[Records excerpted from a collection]
==*==
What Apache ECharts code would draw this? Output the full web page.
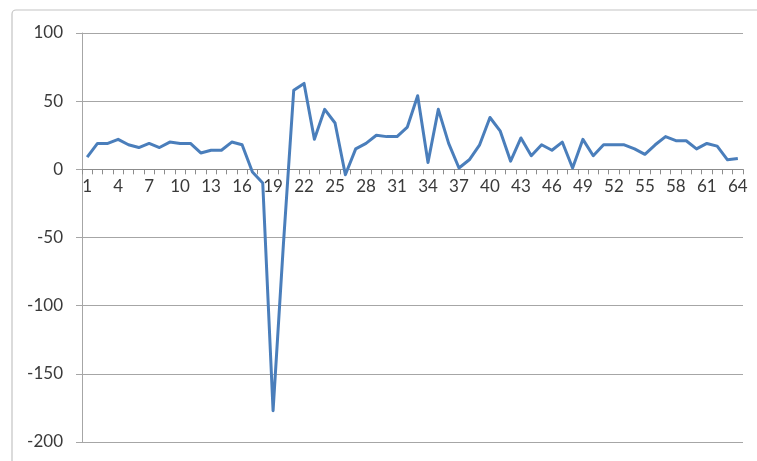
<!DOCTYPE html>
<html>
<head>
<meta charset="utf-8">
<script src="https://cdn.jsdelivr.net/npm/echarts@6/dist/echarts.min.js"></script>
<style>
  html, body { margin: 0; padding: 0; background: #ffffff; }
  #chart { width: 757px; height: 461px; }
</style>
</head>
<body>
<div id="chart"></div>
<script>
// Sample index 1..64
const categories = Array.from({ length: 64 }, (_, i) => String(i + 1));

// Measured values per sample
const values = [
  9, 19, 19, 22, 18, 16, 19, 16, 20, 19,
  19, 12, 14, 14, 20, 18, -2, -10, -177, -55,
  58, 63, 22, 44, 34, -4, 15, 19, 25, 24,
  24, 31, 54, 5, 44, 19, 1, 7, 18, 38,
  28, 6, 23, 10, 18, 14, 20, 1, 22, 10,
  18, 18, 18, 15, 11, 18, 24, 21, 21, 15,
  19, 17, 7, 8
];

// Value axis range
const yMin = -200;
const yMax = 100;
const yStep = 50;

const W = 757, H = 461;
const gridLeft = 82, gridRight = 14, gridTop = 33, gridBottom = 19;
const plotH = H - gridTop - gridBottom;
// distance from the bottom of the plot up to the zero line, so the
// category axis (line, ticks and labels) sits on y = 0
const zeroFromBottom = plotH * (0 - yMin) / (yMax - yMin);

const chart = echarts.init(document.getElementById('chart'), null, { renderer: 'canvas' });

const labelFont = {
  fontFamily: 'Lato, "Open Sans", sans-serif',
  fontSize: 17,
  color: '#3a3a3a'
};

chart.setOption({
  backgroundColor: '#ffffff',
  animation: false,
  graphic: [
    {
      type: 'rect',
      shape: { x: 12, y: 10, width: 800, height: 520, r: 4 },
      style: { fill: 'none', stroke: '#c4c4c4', lineWidth: 1.2 },
      z: -1
    }
  ],
  grid: { left: gridLeft, right: gridRight, top: gridTop, bottom: gridBottom, containLabel: false },
  xAxis: {
    type: 'category',
    data: categories,
    boundaryGap: true,
    position: 'bottom',
    offset: -zeroFromBottom,
    axisLine: { onZero: false, lineStyle: { color: '#8c8c8c', width: 1.2 } },
    axisTick: { show: true, interval: 0, length: 5, lineStyle: { color: '#8c8c8c' } },
    axisLabel: Object.assign({ interval: 2, margin: 9 }, labelFont),
    splitLine: { show: false }
  },
  yAxis: {
    type: 'value',
    min: yMin,
    max: yMax,
    interval: yStep,
    axisLine: { show: true, lineStyle: { color: '#a6a6a6', width: 1 } },
    axisTick: { show: true, length: 6, lineStyle: { color: '#a6a6a6' } },
    axisLabel: Object.assign({ margin: 19 }, labelFont),
    splitLine: { show: true, lineStyle: { color: '#a6a6a6', width: 1.2 } }
  },
  series: [
    {
      type: 'line',
      data: values,
      showSymbol: false,
      smooth: false,
      lineStyle: { color: '#4a7ebb', width: 3, join: 'round' },
      z: 3
    }
  ]
});
</script>
</body>
</html>
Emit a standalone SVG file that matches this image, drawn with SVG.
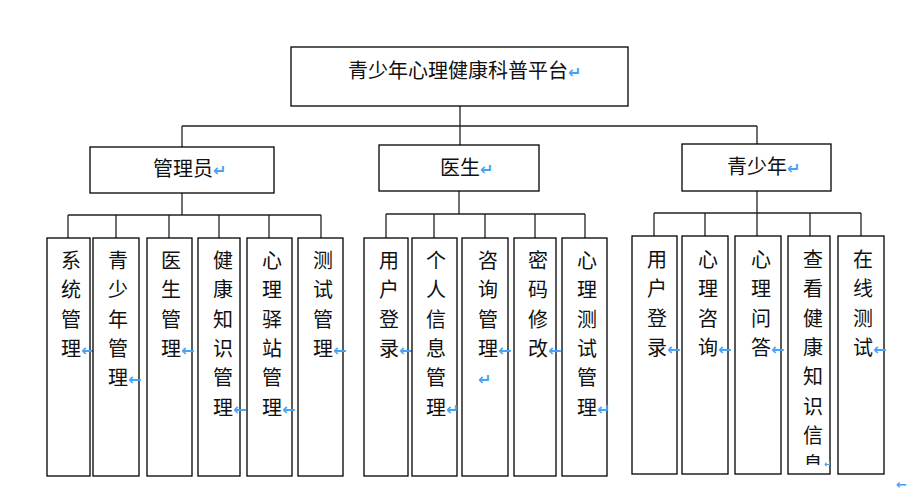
<svg xmlns="http://www.w3.org/2000/svg" width="912" height="497" viewBox="0 0 912 497">
<style>
.box{fill:#fff;stroke:#000;stroke-width:1.3}
.ln{stroke:#222;stroke-width:1.3;fill:none}
text{font-family:"Noto Sans CJK SC","Noto Sans",sans-serif;font-size:20px;fill:#111}
.ar{fill:#46a2f3;font-size:16px;font-family:"DejaVu Sans",sans-serif;font-weight:bold}
</style>
<defs>
<clipPath id="c13"><rect x="788" y="236" width="42" height="229"/></clipPath>
</defs>
<g id="connectors">
<path class="ln" d="M460 106V126M182 126H757M182 126V147M460 126V145M757 126V144"/>
<path class="ln" d="M182 193V215M68 215H321M68 215V238M116 215V238M169 215V238M219 215V238M269 215V238M321 215V238"/>
<path class="ln" d="M459 191V214M386 214H585M386 214V238M434 214V238M485 214V238M535 214V238M585 214V238"/>
<path class="ln" d="M757 191V213M654 213H861M654 213V236M705 213V236M757 213V236M810 213V236M861 213V236"/>
</g>
<g id="root"><rect class="box" x="291" y="47" width="337" height="59"/><text x="348" y="78">青少年心理健康科普平台<tspan class="ar">↵</tspan></text></g>
<g id="admin"><rect class="box" x="90" y="147" width="184" height="46"/><text x="153" y="176">管理员<tspan class="ar">↵</tspan></text></g>
<g id="doctor"><rect class="box" x="379" y="145" width="160" height="46"/><text x="440" y="175">医生<tspan class="ar">↵</tspan></text></g>
<g id="teen"><rect class="box" x="682" y="144" width="149" height="47"/><text x="727" y="174">青少年<tspan class="ar">↵</tspan></text></g>

<g id="a1"><rect class="box" x="47" y="238" width="43" height="238"/><text><tspan x="61" y="268">系</tspan><tspan x="61" dy="29.3">统</tspan><tspan x="61" dy="29.3">管</tspan><tspan x="61" dy="29.3">理</tspan><tspan class="ar">←</tspan></text></g>
<g id="a2"><rect class="box" x="93" y="238" width="46" height="238"/><text><tspan x="108" y="268">青</tspan><tspan x="108" dy="29.3">少</tspan><tspan x="108" dy="29.3">年</tspan><tspan x="108" dy="29.3">管</tspan><tspan x="108" dy="29.3">理</tspan><tspan class="ar">←</tspan></text></g>
<g id="a3"><rect class="box" x="147" y="238" width="45" height="238"/><text><tspan x="161" y="268">医</tspan><tspan x="161" dy="29.3">生</tspan><tspan x="161" dy="29.3">管</tspan><tspan x="161" dy="29.3">理</tspan><tspan class="ar">←</tspan></text></g>
<g id="a4"><rect class="box" x="198" y="238" width="42" height="238"/><text><tspan x="213" y="268">健</tspan><tspan x="213" dy="29.3">康</tspan><tspan x="213" dy="29.3">知</tspan><tspan x="213" dy="29.3">识</tspan><tspan x="213" dy="29.3">管</tspan><tspan x="213" dy="29.3">理</tspan><tspan class="ar">←</tspan></text></g>
<g id="a5"><rect class="box" x="247" y="238" width="45" height="238"/><text><tspan x="262" y="268">心</tspan><tspan x="262" dy="29.3">理</tspan><tspan x="262" dy="29.3">驿</tspan><tspan x="262" dy="29.3">站</tspan><tspan x="262" dy="29.3">管</tspan><tspan x="262" dy="29.3">理</tspan><tspan class="ar">←</tspan></text></g>
<g id="a6"><rect class="box" x="298" y="238" width="45" height="238"/><text><tspan x="313" y="268">测</tspan><tspan x="313" dy="29.3">试</tspan><tspan x="313" dy="29.3">管</tspan><tspan x="313" dy="29.3">理</tspan><tspan class="ar">←</tspan></text></g>

<g id="d1"><rect class="box" x="364" y="238" width="44" height="238"/><text><tspan x="379" y="268">用</tspan><tspan x="379" dy="29.3">户</tspan><tspan x="379" dy="29.3">登</tspan><tspan x="379" dy="29.3">录</tspan><tspan class="ar">←</tspan></text></g>
<g id="d2"><rect class="box" x="412" y="238" width="45" height="238"/><text><tspan x="426" y="268">个</tspan><tspan x="426" dy="29.3">人</tspan><tspan x="426" dy="29.3">信</tspan><tspan x="426" dy="29.3">息</tspan><tspan x="426" dy="29.3">管</tspan><tspan x="426" dy="29.3">理</tspan><tspan class="ar">↵</tspan></text></g>
<g id="d3"><rect class="box" x="462" y="238" width="46" height="238"/><text><tspan x="478" y="268">咨</tspan><tspan x="478" dy="29.3">询</tspan><tspan x="478" dy="29.3">管</tspan><tspan x="478" dy="29.3">理</tspan><tspan class="ar">←</tspan><tspan class="ar" x="478" dy="29.3">↵</tspan></text></g>
<g id="d4"><rect class="box" x="514" y="238" width="42" height="238"/><text><tspan x="528" y="268">密</tspan><tspan x="528" dy="29.3">码</tspan><tspan x="528" dy="29.3">修</tspan><tspan x="528" dy="29.3">改</tspan><tspan class="ar">←</tspan></text></g>
<g id="d5"><rect class="box" x="562" y="238" width="45" height="238"/><text><tspan x="577" y="268">心</tspan><tspan x="577" dy="29.3">理</tspan><tspan x="577" dy="29.3">测</tspan><tspan x="577" dy="29.3">试</tspan><tspan x="577" dy="29.3">管</tspan><tspan x="577" dy="29.3">理</tspan><tspan class="ar">↵</tspan></text></g>

<g id="t1"><rect class="box" x="632" y="236" width="45" height="238"/><text><tspan x="647" y="267">用</tspan><tspan x="647" dy="29.3">户</tspan><tspan x="647" dy="29.3">登</tspan><tspan x="647" dy="29.3">录</tspan><tspan class="ar">←</tspan></text></g>
<g id="t2"><rect class="box" x="682" y="236" width="46" height="238"/><text><tspan x="698" y="267">心</tspan><tspan x="698" dy="29.3">理</tspan><tspan x="698" dy="29.3">咨</tspan><tspan x="698" dy="29.3">询</tspan><tspan class="ar">←</tspan></text></g>
<g id="t3"><rect class="box" x="735" y="236" width="46" height="238"/><text><tspan x="751" y="267">心</tspan><tspan x="751" dy="29.3">理</tspan><tspan x="751" dy="29.3">问</tspan><tspan x="751" dy="29.3">答</tspan><tspan class="ar">←</tspan></text></g>
<g id="t4"><rect class="box" x="788" y="236" width="42" height="238"/><text clip-path="url(#c13)"><tspan x="803" y="267">查</tspan><tspan x="803" dy="29.3">看</tspan><tspan x="803" dy="29.3">健</tspan><tspan x="803" dy="29.3">康</tspan><tspan x="803" dy="29.3">知</tspan><tspan x="803" dy="29.3">识</tspan><tspan x="803" dy="29.3">信</tspan><tspan x="803" dy="29.3">息</tspan></text><text class="ar" x="824" y="467" style="font-size:9px">↵</text></g>
<g id="t5"><rect class="box" x="838" y="236" width="46" height="238"/><text><tspan x="853" y="267">在</tspan><tspan x="853" dy="29.3">线</tspan><tspan x="853" dy="29.3">测</tspan><tspan x="853" dy="29.3">试</tspan><tspan class="ar">←</tspan></text></g>
<text class="ar" x="896" y="489" style="font-size:13px">←</text>
</svg>
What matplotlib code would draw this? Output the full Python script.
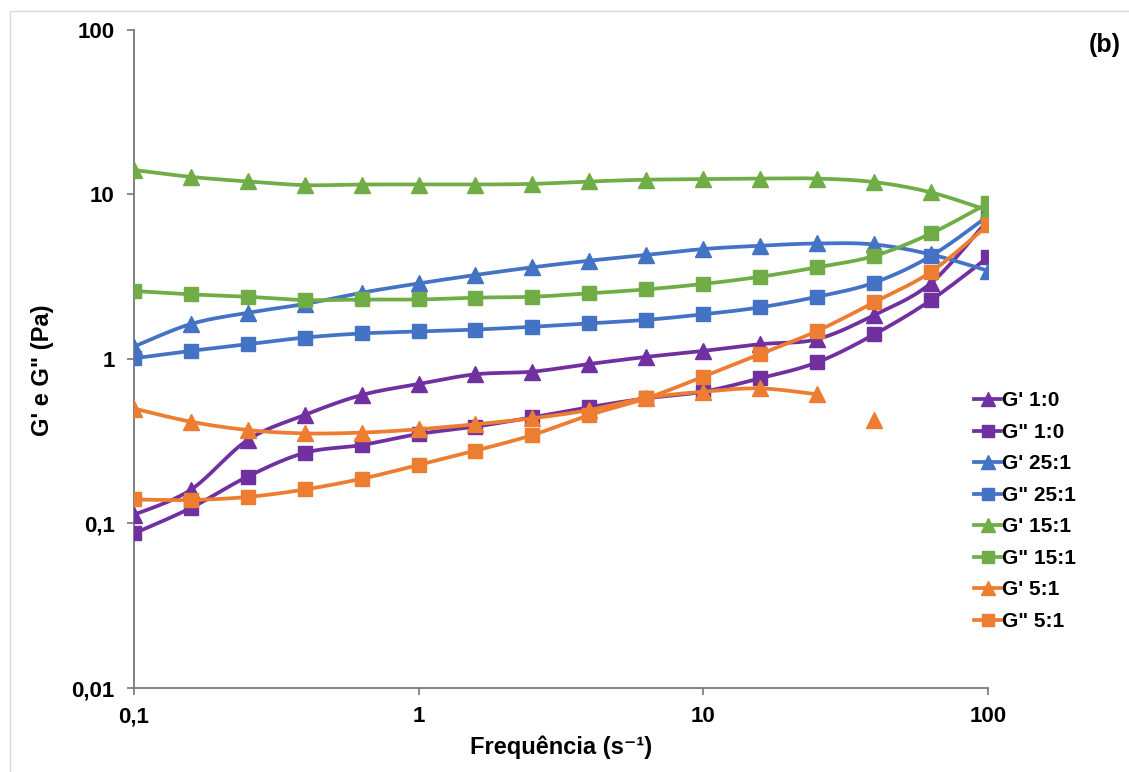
import numpy as np
import matplotlib
matplotlib.use("Agg")
import matplotlib.pyplot as plt
from matplotlib.lines import Line2D
from matplotlib.patches import Rectangle

plt.rcParams['font.family'] = ['Liberation Sans', 'DejaVu Sans']
plt.rcParams['font.weight'] = 'bold'

# frequencias (s-1)
freq = [0.1, 0.158, 0.251, 0.398, 0.631, 1.0, 1.58, 2.51, 3.98, 6.31,
        10.0, 15.8, 25.1, 39.8, 63.1, 100.0]

gp_10 = [0.113, 0.16, 0.322, 0.457, 0.604, 0.705, 0.807, 0.838, 0.933, 1.03,
         1.12, 1.23, 1.32, 1.85, 2.9, 7.0]
gpp_10 = [0.087, 0.124, 0.193, 0.269, 0.300, 0.350, 0.388, 0.442, 0.51, 0.577,
          0.633, 0.763, 0.954, 1.41, 2.28, 4.15]
gp_251 = [1.19, 1.63, 1.91, 2.16, 2.53, 2.88, 3.24, 3.61, 3.96, 4.29,
          4.66, 4.88, 5.04, 4.97, 4.32, 3.44]
gpp_251 = [1.01, 1.12, 1.23, 1.35, 1.43, 1.47, 1.51, 1.57, 1.65, 1.73,
           1.87, 2.06, 2.39, 2.91, 4.23, 7.4]
gp_151 = [14.1, 12.8, 12.0, 11.4, 11.5, 11.5, 11.5, 11.6, 12.0, 12.3,
          12.4, 12.5, 12.5, 11.9, 10.3, 8.0]
gpp_151 = [2.59, 2.47, 2.39, 2.28, 2.30, 2.30, 2.36, 2.39, 2.51, 2.65,
           2.86, 3.16, 3.61, 4.23, 5.8, 8.85]
gp_51 = [0.50, 0.416, 0.37, 0.353, 0.357, 0.374, 0.401, 0.436, 0.49, 0.58,
         0.633, 0.663, 0.61]
gp_51_solto = (39.8, 0.426)   # ponto isolado, sem linha
gpp_51 = [0.140, 0.139, 0.145, 0.161, 0.187, 0.227, 0.277, 0.345, 0.457, 0.577,
          0.781, 1.07, 1.48, 2.21, 3.39, 6.53]

roxo = '#7030A0'
azul = '#4472C4'
verde = '#70AD47'
laranja = '#ED7D31'

series = [
    ("G' 1:0", gp_10, roxo, '^'),
    ('G" 1:0', gpp_10, roxo, 's'),
    ("G' 25:1", gp_251, azul, '^'),
    ('G" 25:1', gpp_251, azul, 's'),
    ("G' 15:1", gp_151, verde, '^'),
    ('G" 15:1', gpp_151, verde, 's'),
    ("G' 5:1", gp_51, laranja, '^'),
    ('G" 5:1', gpp_51, laranja, 's'),
]


def suave(x, y, n=30):
    # curva suavizada estilo Excel (bezier) no espaco log
    lx = np.log10(x)
    ly = np.log10(y)
    P = np.column_stack([lx, ly])
    out = []
    for i in range(len(P) - 1):
        p0 = P[i - 1] if i > 0 else P[i]
        p1 = P[i]
        p2 = P[i + 1]
        p3 = P[i + 2] if i + 2 < len(P) else P[i + 1]
        c1 = p1 + (p2 - p0) / 6.0
        c2 = p2 - (p3 - p1) / 6.0
        t = np.linspace(0, 1, n)[:, None]
        b = ((1 - t) ** 3) * p1 + 3 * ((1 - t) ** 2) * t * c1 + 3 * (1 - t) * t ** 2 * c2 + t ** 3 * p2
        out.append(b)
    out = np.vstack(out)
    return 10 ** out[:, 0], 10 ** out[:, 1]


fig = plt.figure(figsize=(11.29, 7.72), dpi=100)
ax = fig.add_axes([134 / 1129, 1 - 688 / 772, (988 - 134) / 1129, (688 - 30) / 772])

handles = []
z = 3
for nome, vals, cor, mk in series:
    xs = freq[:len(vals)]
    sx, sy = suave(xs, vals)
    ax.plot(sx, sy, color=cor, lw=2.7, zorder=z, solid_capstyle='round')
    ms = 11.5 if mk == '^' else 10
    ax.plot(xs, vals, ls='none', marker=mk, ms=ms, color=cor, mec=cor, zorder=z + 0.5)
    handles.append(Line2D([0], [0], color=cor, lw=2.7, marker=mk, ms=ms - 1.5))
    z += 1

ax.plot([gp_51_solto[0]], [gp_51_solto[1]], ls='none', marker='^', ms=11.5,
        color=laranja, zorder=z)

ax.set_xscale('log')
ax.set_yscale('log')
ax.set_xlim(0.1, 100)
ax.set_ylim(0.01, 100)

ax.set_xticks([0.1, 1, 10, 100])
ax.set_xticklabels(['0,1', '1', '10', '100'])
ax.set_yticks([0.01, 0.1, 1, 10, 100])
ax.set_yticklabels(['0,01', '0,1', '1', '10', '100'])
ax.minorticks_off()
ax.tick_params(axis='both', direction='out', length=5, width=1.2, color='#777777',
               labelsize=16)
ax.tick_params(axis='y', pad=9)
ax.tick_params(axis='x', pad=8)
for lab in ax.get_xticklabels() + ax.get_yticklabels():
    lab.set_fontweight('bold')

for s in ['top', 'right']:
    ax.spines[s].set_visible(False)
for s in ['left', 'bottom']:
    ax.spines[s].set_color('#777777')
    ax.spines[s].set_linewidth(1.3)

ax.set_xlabel('Frequência (s⁻¹)', fontsize=17, fontweight='bold', labelpad=6)
ax.set_ylabel('G\' e G" (Pa)', fontsize=17, fontweight='bold')
ax.yaxis.set_label_coords(-0.094, 0.483)

leg = fig.legend(handles, [s[0] for s in series], loc='upper left',
                 bbox_to_anchor=(966 / 1129, 1 - 383 / 772), frameon=False,
                 fontsize=15, handlelength=1.3, handletextpad=0.05,
                 labelspacing=0.6, borderaxespad=0)
for t in leg.get_texts():
    t.set_fontweight('bold')

fig.text(1105 / 1129, 1 - 45 / 772, '(b)', fontsize=18, fontweight='bold',
         ha='center', va='center')

fig.patches.append(Rectangle((10 / 1129, -0.1), 1.2, 1 - 11 / 772 + 0.1,
                             transform=fig.transFigure, fill=False,
                             edgecolor='#d9d9d9', lw=1.0))

fig.savefig('out.png', dpi=100)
==*==
YOUR OBJECTIVE
From the first line above down to the line with "String(i + 1));", reproduce every line and no others, omitting pictures.

OUTPUT FOR THIS TASK
What Apache ECharts code would draw this? Output the full web page.
<!DOCTYPE html>
<html>
<head>
<meta charset="utf-8">
<script src="https://cdn.jsdelivr.net/npm/echarts@6/dist/echarts.min.js"></script>
<style>
  html, body { margin: 0; padding: 0; background: #ffffff; }
  #chart { width: 757px; height: 461px; }
</style>
</head>
<body>
<div id="chart"></div>
<script>
// Sample index 1..64
const categories = Array.from({ length: 64 }, (_, i) => String(i + 1));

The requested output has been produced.